### Exercise directions
Leave the pictures out and transcribe every record exactly.

### Information given
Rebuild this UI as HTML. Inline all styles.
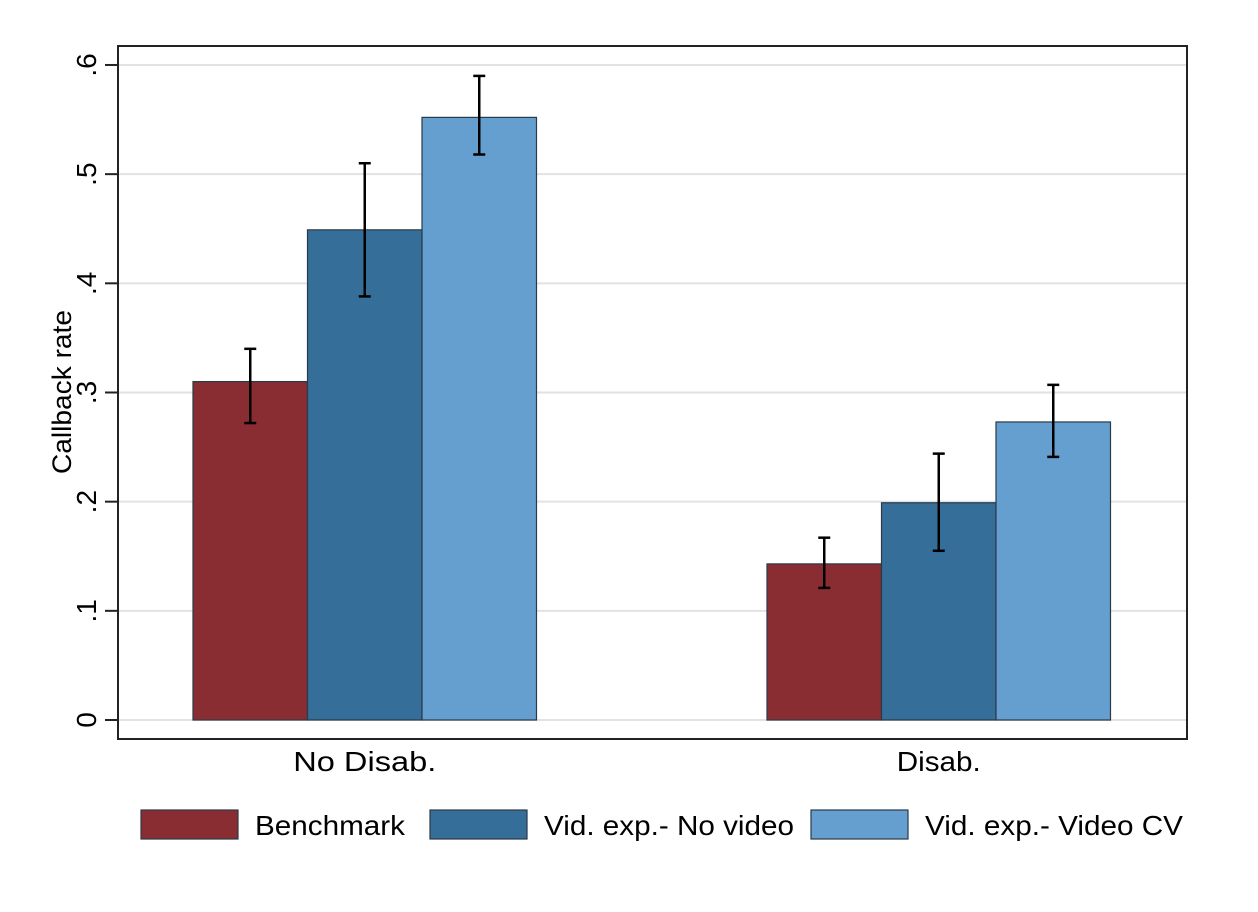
<!DOCTYPE html>
<html><head><meta charset="utf-8"><style>
body{margin:0;background:#fff;}
svg{display:block;font-family:"Liberation Sans",sans-serif;}
</style></head><body>
<svg id="chart" width="1258" height="912" viewBox="0 0 1258 912">
<rect x="0" y="0" width="1258" height="912" fill="#fff"/>
<g id="grid"></g>
<g id="bars"></g>
<g id="errs"></g>
<rect x="118" y="46" width="1069" height="693" fill="none" stroke="#222" stroke-width="2"/>
<g id="yaxis"></g>
<g id="xaxis"></g>
<text x="0" y="0" transform="translate(71,392) rotate(-90)" text-anchor="middle" font-size="27" textLength="164" lengthAdjust="spacingAndGlyphs" fill="#000">Callback rate</text>
<g id="legend"></g>
</svg>
<script>
const categories = ["No Disab.", "Disab."];
const seriesNames = ["Benchmark", "Vid. exp.- No video", "Vid. exp.- Video CV"];
const benchmark = [0.310, 0.143];
const noVideo = [0.449, 0.199];
const videoCV = [0.552, 0.273];
const benchmarkLo = [0.272, 0.121];
const benchmarkHi = [0.340, 0.167];
const noVideoLo = [0.388, 0.155];
const noVideoHi = [0.510, 0.244];
const videoCVLo = [0.518, 0.241];
const videoCVHi = [0.590, 0.307];
const yTicks = [0, 0.1, 0.2, 0.3, 0.4, 0.5, 0.6];
const yTickLabels = ["0", ".1", ".2", ".3", ".4", ".5", ".6"];

const NS = "http://www.w3.org/2000/svg";
const colors = ["#892d33", "#356e99", "#649fcf"];
const y = v => 720 - v * 1091.7;
const groupStart = [193, 767];
const barW = 114.5;
const x = (g, s) => groupStart[g] + s * barW;
function mk(tag, attrs, parent) {
  const e = document.createElementNS(NS, tag);
  for (const k in attrs) e.setAttribute(k, attrs[k]);
  parent.appendChild(e);
  return e;
}
const grid = document.getElementById('grid');
const yaxis = document.getElementById('yaxis');
yTicks.forEach((t, i) => {
  const gl = mk('line', {x1: 119, x2: 1186, y1: y(t), y2: y(t), stroke: '#e2e2e2', 'stroke-width': 2}, grid);
  
  
  const tk = mk('line', {x1: 105, x2: 118, y1: y(t), y2: y(t), stroke: '#222', 'stroke-width': 2}, yaxis);
  
  
  const lb = mk('text', {transform: `translate(96,${y(t)}) rotate(-90)`, 'text-anchor': 'middle', 'font-size': 28, fill: '#000'}, yaxis);
  lb.textContent = yTickLabels[i];
  
  
});
const series = [benchmark, noVideo, videoCV];
const los = [benchmarkLo, noVideoLo, videoCVLo];
const his = [benchmarkHi, noVideoHi, videoCVHi];
const bars = document.getElementById('bars');
const errs = document.getElementById('errs');
const catLen = [143, 84];
categories.forEach((c, g) => {
  series.forEach((sv, s) => {
    const bx = x(g, s);
    const r = mk('rect', {x: bx, y: y(sv[g]), width: barW, height: y(0) - y(sv[g]), fill: colors[s], stroke: '#2a3a48', 'stroke-width': 1.2}, bars);
    
    
    const cx = bx + barW / 2;
    const eg = mk('g', {stroke: '#000', 'stroke-width': 2.5}, errs);
    
    
    mk('line', {x1: cx, x2: cx, y1: y(his[s][g]), y2: y(los[s][g])}, eg);
    mk('line', {x1: cx - 6, x2: cx + 6, y1: y(his[s][g]), y2: y(his[s][g])}, eg);
    mk('line', {x1: cx - 6, x2: cx + 6, y1: y(los[s][g]), y2: y(los[s][g])}, eg);
  });
  const t = mk('text', {x: x(g, 1.5), y: 771, 'text-anchor': 'middle', 'font-size': 28, textLength: catLen[g], lengthAdjust: 'spacingAndGlyphs', fill: '#000'}, document.getElementById('xaxis'));
  t.textContent = c;
  
  
});
const legend = document.getElementById('legend');
const legX = [141, 430, 811];
const legLen = [150, 250, 258];
seriesNames.forEach((n, i) => {
  const r = mk('rect', {x: legX[i], y: 810, width: 97, height: 29, fill: colors[i], stroke: '#2a3a48', 'stroke-width': 1.2}, legend);
  
  
  const t = mk('text', {x: legX[i] + 114, y: 835, 'font-size': 28, textLength: legLen[i], lengthAdjust: 'spacingAndGlyphs', fill: '#000'}, legend);
  t.textContent = n;
  
  
});
</script>
</body></html>
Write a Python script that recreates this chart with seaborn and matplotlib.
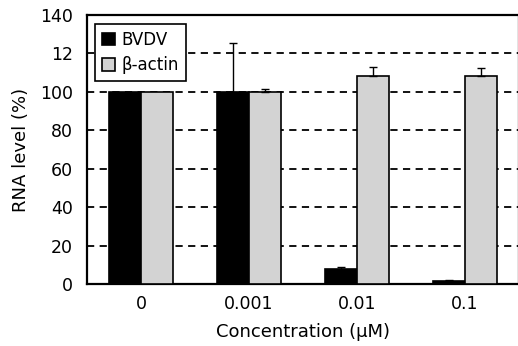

### Response
Rebuild this UI as HTML. Inline all styles.
<!DOCTYPE html>
<html><head><meta charset="utf-8"><style>
body{margin:0;background:#fff;}
svg{display:block;font-family:"Liberation Sans",sans-serif;}
</style></head><body>
<svg id="chart" width="1258" height="912" viewBox="0 0 1258 912">
<rect x="0" y="0" width="1258" height="912" fill="#fff"/>
<g id="grid"></g>
<g id="bars"></g>
<g id="errs"></g>
<rect x="118" y="46" width="1069" height="693" fill="none" stroke="#222" stroke-width="2"/>
<g id="yaxis"></g>
<g id="xaxis"></g>
<text x="0" y="0" transform="translate(71,392) rotate(-90)" text-anchor="middle" font-size="27" textLength="164" lengthAdjust="spacingAndGlyphs" fill="#000">Callback rate</text>
<g id="legend"></g>
</svg>
<script>
const categories = ["No Disab.", "Disab."];
const seriesNames = ["Benchmark", "Vid. exp.- No video", "Vid. exp.- Video CV"];
const benchmark = [0.310, 0.143];
const noVideo = [0.449, 0.199];
const videoCV = [0.552, 0.273];
const benchmarkLo = [0.272, 0.121];
const benchmarkHi = [0.340, 0.167];
const noVideoLo = [0.388, 0.155];
const noVideoHi = [0.510, 0.244];
const videoCVLo = [0.518, 0.241];
const videoCVHi = [0.590, 0.307];
const yTicks = [0, 0.1, 0.2, 0.3, 0.4, 0.5, 0.6];
const yTickLabels = ["0", ".1", ".2", ".3", ".4", ".5", ".6"];

const NS = "http://www.w3.org/2000/svg";
const colors = ["#892d33", "#356e99", "#649fcf"];
const y = v => 720 - v * 1091.7;
const groupStart = [193, 767];
const barW = 114.5;
const x = (g, s) => groupStart[g] + s * barW;
function mk(tag, attrs, parent) {
  const e = document.createElementNS(NS, tag);
  for (const k in attrs) e.setAttribute(k, attrs[k]);
  parent.appendChild(e);
  return e;
}
const grid = document.getElementById('grid');
const yaxis = document.getElementById('yaxis');
yTicks.forEach((t, i) => {
  const gl = mk('line', {x1: 119, x2: 1186, y1: y(t), y2: y(t), stroke: '#e2e2e2', 'stroke-width': 2}, grid);
  
  
  const tk = mk('line', {x1: 105, x2: 118, y1: y(t), y2: y(t), stroke: '#222', 'stroke-width': 2}, yaxis);
  
  
  const lb = mk('text', {transform: `translate(96,${y(t)}) rotate(-90)`, 'text-anchor': 'middle', 'font-size': 28, fill: '#000'}, yaxis);
  lb.textContent = yTickLabels[i];
  
  
});
const series = [benchmark, noVideo, videoCV];
const los = [benchmarkLo, noVideoLo, videoCVLo];
const his = [benchmarkHi, noVideoHi, videoCVHi];
const bars = document.getElementById('bars');
const errs = document.getElementById('errs');
const catLen = [143, 84];
categories.forEach((c, g) => {
  series.forEach((sv, s) => {
    const bx = x(g, s);
    const r = mk('rect', {x: bx, y: y(sv[g]), width: barW, height: y(0) - y(sv[g]), fill: colors[s], stroke: '#2a3a48', 'stroke-width': 1.2}, bars);
    
    
    const cx = bx + barW / 2;
    const eg = mk('g', {stroke: '#000', 'stroke-width': 2.5}, errs);
    
    
    mk('line', {x1: cx, x2: cx, y1: y(his[s][g]), y2: y(los[s][g])}, eg);
    mk('line', {x1: cx - 6, x2: cx + 6, y1: y(his[s][g]), y2: y(his[s][g])}, eg);
    mk('line', {x1: cx - 6, x2: cx + 6, y1: y(los[s][g]), y2: y(los[s][g])}, eg);
  });
  const t = mk('text', {x: x(g, 1.5), y: 771, 'text-anchor': 'middle', 'font-size': 28, textLength: catLen[g], lengthAdjust: 'spacingAndGlyphs', fill: '#000'}, document.getElementById('xaxis'));
  t.textContent = c;
  
  
});
const legend = document.getElementById('legend');
const legX = [141, 430, 811];
const legLen = [150, 250, 258];
seriesNames.forEach((n, i) => {
  const r = mk('rect', {x: legX[i], y: 810, width: 97, height: 29, fill: colors[i], stroke: '#2a3a48', 'stroke-width': 1.2}, legend);
  
  
  const t = mk('text', {x: legX[i] + 114, y: 835, 'font-size': 28, textLength: legLen[i], lengthAdjust: 'spacingAndGlyphs', fill: '#000'}, legend);
  t.textContent = n;
  
  
});
</script>
</body></html>
Write a Python script that recreates this chart with seaborn and matplotlib.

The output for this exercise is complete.